The U.S. would help in material ways, as well as fly missions over the country, but relied on a plan of European involvement and arming allied groups already within the country. In other words, the U.S. provided leadership and organization without becoming involved with boots on the ground. Clinton called this kind of involvement “smart power.”
That it was used so effectively in Libya, but then rejected as a solution in Syria, could be one reason Syria has failed.
In regards to the assault on the U.S. consulate in Benghazi, seven investigations and 13 hearings haven’t turned anything up while the American people have increasingly begun to consider the pursuit of Clinton as politically motivated.
Many voters at least know something of these events, however. What are some other things Clinton has done?
1. During a 2009 Constitutional crisis in Honduras, she brokered a series of agreements and re-negotiations that kept the nation from devolving into civil war. Ousted president Manuel Zelaya (overthrown by a military coup) and President Roberto Micheletti were the two key figures. While they circled an agreement that would see neither run in the next election, the elections were allowed to take place and Porfirio Lobo Sosa became Honduras’s 54th president.
2. Hillary Clinton is also credited with saving the Turkish-Armenian accord. In addition to laying a great deal of groundwork, when each side balked at the last minute, Clinton held simultaneous conversations with both sides on separate mobile phones. She held the hand of each negotiator across the finish line, helping to prevent war, avoid yet another Armenian genocide, and establish diplomatic relations and open borders between the two countries.
The deals she finds aren’t always perfect, but they often avoid further bloodshed on multiple sides.
3. During the Copenhagen Climate Change Conference in December 2009, Hillary Clinton ran an end-around during a failing series of negotiations between several countries. Recognizing any agreement coming out of the conference would fail to be the game-changer many countries were hoping for, Clinton still salvaged victory. One of the biggest inclusions in the Copenhagen Accord was a fallback proposal she shepherded through negotiations, providing $100 billion of aid to developing countries to help them deal with the effects of global warming.
4. After it was found that smoke inhalation was an invisible danger to impoverished people’s due to the open nature of cooking, she partnered with the United Nations to deliver 100 million cook-stoves into the hands of impoverished people around the world, many of whom lack the equipment to cook safely and cleanly. The smoke reduction also has a noticeable environmental effect.
5. Perhaps most importantly, Clinton pushed what’s been called the Hillary Doctrine. This is a new set of parameters for assisting unstable regimes. They are dependent on removing gender inequality as a component in being given aid. In order to do install this approach successfully, the State Department demonstrated a link between violence against women and gender inequality typical of regimes that fail to secure themselves. Aiding any such nation under her tenure was dependent on requiring that state to markedly and measurably improve the opportunities and safety of women. She included similar requirements for LGBTQ citizens of aided nations. The State Department under Kerry has continued treating this as a requirement of new aid delivery.
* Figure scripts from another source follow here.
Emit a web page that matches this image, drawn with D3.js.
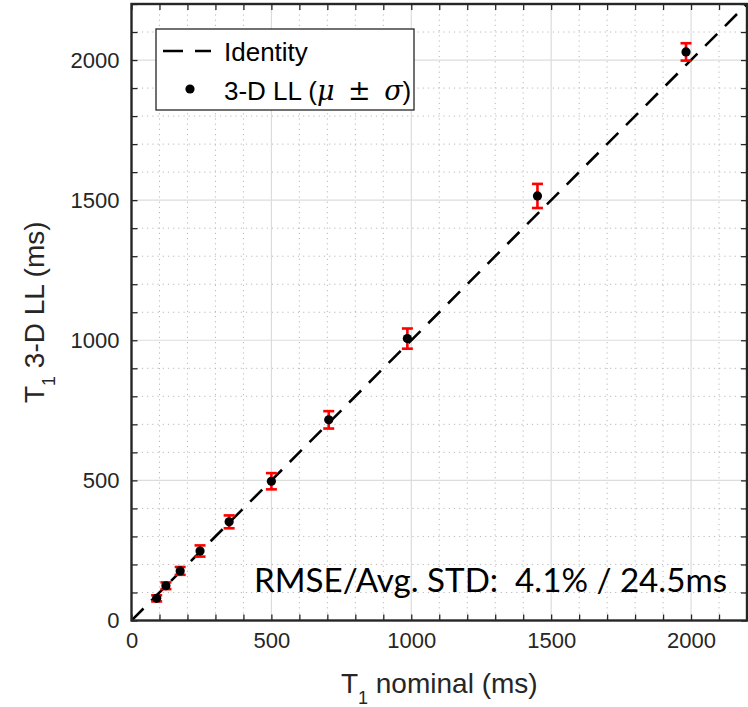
<!DOCTYPE html>
<html>
<head>
<meta charset="utf-8">
<script src="https://cdn.jsdelivr.net/npm/d3@7"></script>
<style>
  body { margin: 0; background: #fff; }
  svg { display: block; }
</style>
</head>
<body>
<svg id="chart" width="748" height="707"></svg>
<script>
// T1 phantom values (ms)
const nominal = [90, 123, 174, 245, 349, 500, 705, 986, 1451, 1982];
const measured = [79, 124, 177, 248, 352, 497, 716, 1006, 1515, 2029];
const stdev = [11, 12, 14, 20, 23, 29, 31, 36, 43, 31];
const majorTicks = [0, 500, 1000, 1500, 2000];
const minorTicks = d3.range(0, 2201, 100);
const axisMax = 2200;
const annotation = "RMSE/Avg. STD:  4.1% / 24.5ms";

const plotLeft = 131.5, plotRight = 747, plotTop = 4, plotBottom = 620.5;
const axisColor = "#262626";
const sansFont = "'Liberation Sans', Arial, Helvetica, sans-serif";
const mathFont = "'DejaVu Serif', 'Liberation Serif', serif";

const svg = d3.select("#chart");

const x = d3.scaleLinear().domain([0, axisMax]).range([plotLeft, plotRight]);
const y = d3.scaleLinear().domain([0, axisMax]).range([plotBottom, plotTop]);

// grid: dotted minor lines, solid light major lines
const grid = svg.append("g");
minorTicks.filter((v) => v % 500 !== 0).forEach((v) => {
    grid.append("line")
        .attr("x1", x(v)).attr("x2", x(v)).attr("y1", plotTop).attr("y2", plotBottom)
        .attr("stroke", "#b8b8b8").attr("stroke-width", 1).attr("stroke-dasharray", "1.2,4");
    grid.append("line")
        .attr("y1", y(v)).attr("y2", y(v)).attr("x1", plotLeft).attr("x2", plotRight)
        .attr("stroke", "#b8b8b8").attr("stroke-width", 1).attr("stroke-dasharray", "1.2,4");
});
majorTicks.filter((v) => v > 0).forEach((v) => {
    grid.append("line")
        .attr("x1", x(v)).attr("x2", x(v)).attr("y1", plotTop).attr("y2", plotBottom)
        .attr("stroke", "#dcdcdc").attr("stroke-width", 1.2);
    grid.append("line")
        .attr("y1", y(v)).attr("y2", y(v)).attr("x1", plotLeft).attr("x2", plotRight)
        .attr("stroke", "#dcdcdc").attr("stroke-width", 1.2);
});

svg.append("clipPath").attr("id", "plotClip")
    .append("rect").attr("x", plotLeft).attr("y", plotTop)
    .attr("width", plotRight - plotLeft).attr("height", plotBottom - plotTop);

// identity line
svg.append("line")
    .attr("clip-path", "url(#plotClip)")
    .attr("x1", x(0)).attr("y1", y(0)).attr("x2", x(axisMax)).attr("y2", y(axisMax))
    .attr("stroke", "#000").attr("stroke-width", 2.6)
    .attr("stroke-dasharray", "17,11");

// error bars
const bars = svg.append("g").attr("stroke", "#ff0000").attr("stroke-width", 2.6);
nominal.forEach((n, i) => {
    const cx = x(n);
    const yHi = y(measured[i] + stdev[i]);
    const yLo = y(measured[i] - stdev[i]);
    bars.append("line").attr("x1", cx).attr("x2", cx).attr("y1", yHi).attr("y2", yLo);
    bars.append("line").attr("x1", cx - 5.5).attr("x2", cx + 5.5).attr("y1", yHi).attr("y2", yHi);
    bars.append("line").attr("x1", cx - 5.5).attr("x2", cx + 5.5).attr("y1", yLo).attr("y2", yLo);
});

// mean markers
svg.append("g").selectAll("circle")
    .data(nominal)
    .enter()
    .append("circle")
    .attr("cx", (d) => x(d))
    .attr("cy", (d, i) => y(measured[i]))
    .attr("r", 4.6)
    .attr("fill", "#000");

// axes with inward ticks on all four sides
function styleAxis(g) {
    g.select(".domain").remove();
    g.selectAll(".tick line").attr("stroke", axisColor).attr("stroke-width", 1.3);
    g.selectAll(".tick text")
        .attr("fill", axisColor)
        .attr("font-family", sansFont)
        .attr("font-size", 22);
}

svg.append("g").attr("transform", `translate(0,${plotBottom})`)
    .call(d3.axisBottom(x).tickValues(minorTicks).tickSize(-6).tickPadding(12)
        .tickFormat((d) => (majorTicks.includes(d) ? d : "")))
    .call(styleAxis);
svg.append("g").attr("transform", `translate(0,${plotTop})`)
    .call(d3.axisTop(x).tickValues(minorTicks).tickSize(-6).tickFormat(""))
    .call(styleAxis);
svg.append("g").attr("transform", `translate(${plotLeft},0)`)
    .call(d3.axisLeft(y).tickValues(minorTicks).tickSize(-6).tickPadding(12)
        .tickFormat((d) => (majorTicks.includes(d) ? d : "")))
    .call(styleAxis);
svg.append("g").attr("transform", `translate(${plotRight},0)`)
    .call(d3.axisRight(y).tickValues(minorTicks).tickSize(-6).tickFormat(""))
    .call(styleAxis);

// frame
svg.append("rect")
    .attr("x", plotLeft).attr("y", plotTop)
    .attr("width", plotRight - plotLeft).attr("height", plotBottom - plotTop)
    .attr("fill", "none").attr("stroke", axisColor).attr("stroke-width", 2.4);

// axis titles, centred on the plot like MATLAB does
const xTitle = svg.append("text")
    .attr("x", (plotLeft + plotRight) / 2).attr("y", 693)
    .attr("text-anchor", "middle")
    .attr("fill", axisColor)
    .attr("font-family", sansFont)
    .attr("font-size", 28);
xTitle.append("tspan").text("T");
xTitle.append("tspan").attr("dy", 11).attr("font-size", 18).text("1");
xTitle.append("tspan").attr("dy", -11).text(" nominal (ms)");

const yTitle = svg.append("text")
    .attr("transform", `translate(44,${(plotTop + plotBottom) / 2}) rotate(-90)`)
    .attr("text-anchor", "middle")
    .attr("fill", axisColor)
    .attr("font-family", sansFont)
    .attr("font-size", 28);
yTitle.append("tspan").text("T");
yTitle.append("tspan").attr("dy", 11).attr("font-size", 18).text("1");
yTitle.append("tspan").attr("dy", -11).text(" 3-D LL (ms)");

// legend
const legend = svg.append("g");
legend.append("rect")
    .attr("x", 156).attr("y", 29).attr("width", 258).attr("height", 81)
    .attr("fill", "#fff").attr("stroke", "#262626").attr("stroke-width", 1.3);
legend.append("line")
    .attr("x1", 163).attr("x2", 211).attr("y1", 51).attr("y2", 51)
    .attr("stroke", "#000").attr("stroke-width", 2.6).attr("stroke-dasharray", "20,12");
legend.append("circle").attr("cx", 190).attr("cy", 89).attr("r", 4.6).attr("fill", "#000");
legend.append("text")
    .attr("x", 224).attr("y", 61)
    .attr("font-family", sansFont)
    .attr("font-size", 26)
    .text("Identity");
const leg2 = legend.append("text")
    .attr("x", 224).attr("y", 100)
    .attr("font-family", sansFont)
    .attr("font-size", 26)
    .style("white-space", "pre");
leg2.append("tspan").text("3-D LL (");
leg2.append("tspan").attr("font-family", mathFont).attr("font-style", "italic").attr("font-size", 27).text("\u03bc");
leg2.append("tspan").attr("font-family", mathFont).attr("font-size", 27).text("\u2002\u00b1\u2002");
leg2.append("tspan").attr("font-family", mathFont).attr("font-style", "italic").attr("font-size", 27).text("\u03c3");
leg2.append("tspan").text(")");

// annotation
svg.append("text")
    .attr("x", 254).attr("y", 592)
    .attr("textLength", 473).attr("lengthAdjust", "spacingAndGlyphs")
    .attr("fill", "#000")
    .attr("font-family", "Lato, 'Open Sans', sans-serif")
    .attr("font-size", 32)
    .style("white-space", "pre")
    .text(annotation);
</script>
</body>
</html>
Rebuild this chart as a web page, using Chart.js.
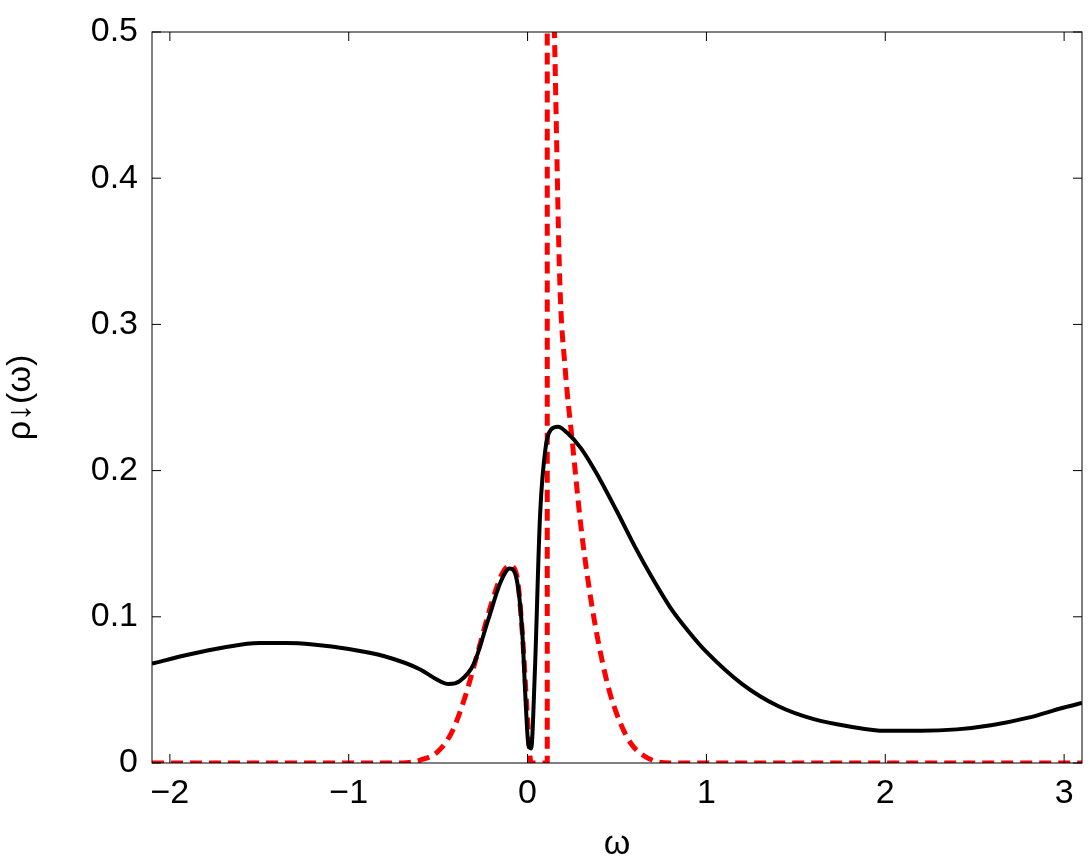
<!DOCTYPE html>
<html><head><meta charset="utf-8">
<script src="https://cdn.jsdelivr.net/npm/chart.js@4"></script>
<style>html,body{margin:0;padding:0;background:#fff}#w{width:1090px;height:865px}</style>
</head><body><div id="w"><canvas id="c"></canvas></div>
<script>
const blackX=[-2.1,-1.9,-1.7,-1.5,-1.35,-1.2,-1.0,-0.8,-0.6,-0.52,-0.44,-0.38,-0.3,-0.22,-0.15,-0.1,-0.06,-0.03,-0.01,0.005,0.02,0.04,0.07,0.1,0.13,0.17,0.22,0.3,0.4,0.5,0.6,0.7,0.8,0.9,1.0,1.2,1.4,1.6,1.8,2.0,2.2,2.4,2.6,2.8,3.0,3.1];
const blackY=[0.068,0.074,0.079,0.082,0.082,0.081,0.078,0.073,0.064,0.058,0.054,0.056,0.068,0.098,0.124,0.133,0.125,0.09,0.04,0.012,0.01,0.06,0.17,0.215,0.228,0.23,0.226,0.215,0.195,0.172,0.148,0.126,0.106,0.09,0.076,0.054,0.039,0.030,0.025,0.022,0.022,0.023,0.026,0.031,0.038,0.041];
const redX=[-2.1,-0.7,-0.6,-0.5,-0.42,-0.35,-0.28,-0.2,-0.14,-0.1,-0.06,-0.03,0.0,0.02,0.11,0.11,0.13,0.15,0.18,0.21,0.25,0.3,0.35,0.4,0.46,0.52,0.58,0.65,0.72,0.8,3.1];
const redY=[0,0,0.002,0.008,0.022,0.045,0.075,0.11,0.13,0.135,0.128,0.09,0.03,0,0,0.6,0.6,0.5,0.33,0.27,0.22,0.16,0.115,0.08,0.048,0.027,0.013,0.005,0.001,0,0];
const xTicks=[-2,-1,0,1,2,3];
const yTicks=[0,0.1,0.2,0.3,0.4,0.5];
const pts=(xs,ys)=>xs.map((x,i)=>({x,y:ys[i]}));
const F='"Liberation Sans", Arial, sans-serif';
const inner={id:'inner',afterDraw(ch){const c=ch.ctx,a=ch.chartArea,xs=ch.scales.x,ys=ch.scales.y;c.save();c.strokeStyle='#000';c.lineWidth=1;c.beginPath();
xTicks.forEach(v=>{const p=xs.getPixelForValue(v);c.moveTo(p,a.bottom);c.lineTo(p,a.bottom-9);c.moveTo(p,a.top);c.lineTo(p,a.top+9);});
yTicks.forEach(v=>{const p=ys.getPixelForValue(v);c.moveTo(a.left,p);c.lineTo(a.left+9,p);c.moveTo(a.right,p);c.lineTo(a.right-9,p);});
c.stroke();c.strokeRect(a.left,a.top,a.right-a.left,a.bottom-a.top);c.restore();}};
new Chart(document.getElementById('c'),{type:'scatter',
data:{datasets:[
{data:pts(blackX,blackY),showLine:true,borderColor:'#000',borderWidth:4,pointRadius:0,cubicInterpolationMode:'monotone'},
{data:pts(redX,redY),showLine:true,borderColor:'#ff0000',borderWidth:5,borderDash:[12,7],pointRadius:0,cubicInterpolationMode:'monotone'}]},
options:{responsive:true,maintainAspectRatio:false,animation:false,layout:{padding:{top:32,right:8}},
plugins:{legend:{display:false},tooltip:{enabled:false}},
scales:{
x:{type:'linear',min:-2.1,max:3.1,afterFit(s){s.height=102;},afterBuildTicks(s){s.ticks=xTicks.map(v=>({value:v}));},
grid:{display:false},border:{display:false},
ticks:{font:{family:F,size:34},color:'#000',padding:2,callback:v=>String(v).replace('-','\u2212')},
title:{display:true,text:'ω',font:{family:F,size:34},color:'#000',padding:0}},
y:{min:0,max:0.5,afterFit(s){s.width=152;},afterBuildTicks(s){s.ticks=yTicks.map(v=>({value:v}));},
grid:{display:false},border:{display:false},
ticks:{font:{family:F,size:34},color:'#000',padding:6,callback:v=>v===0?'0':v.toFixed(1)},
title:{display:true,text:'ρ↓(ω)',font:{family:F,size:34},color:'#000',padding:0}}}},
plugins:[inner]});
</script></body></html>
Her strong-arming of Afghanistan President Hamid Karzai into economic and feminist reform is one of the better examples of this.
6. Along a similar vein, Clinton folded women’s rights and violence against women considerations into the national security agenda, and provided new space in the State Department’s employee applications where applicants could avoid specifying gender. Clinton repeatedly encouraged other nations to post women as ambassadors to the U.S., resulting in a record number of women ambassadors from foreign nations.
7. She started the Women in Public Service Project, and devoted a considerable portion of the State Department’s budget ($1.2 billion) to it. Its aim is to improve women’s health access worldwide and bring into equality the number of women and men volunteering worldwide, partly by making volunteering for women safer.
8. Hillary Clinton also became the first Secy. of State in decades to take the South China Sea off the table as a bargaining chip with China. China expressed displeasure, and she decline to react.
9. She later calmed during Congress’s debt ceiling standoff with Obama. While China considered pulling major investments during this time, Clinton gave the country extra attention. Essentially, she once more held another country’s hand through a difficult process, saving what could have been considerably more economic damage as a result over the debt crisis than what ultimately occurred.
10. She also negotiated with China the effective defection of dissident Chen Guangcheng. Initially, Guangcheng was only seeking guarantees of safety in China. In the country on other business, by the time she was done, Guangcheng not only had guarantees of safety, he was even allowed to leave China for the United States.
Do you admire or dislike what Hillary Clinton did as Secretary of State? Do you plan on voting for her?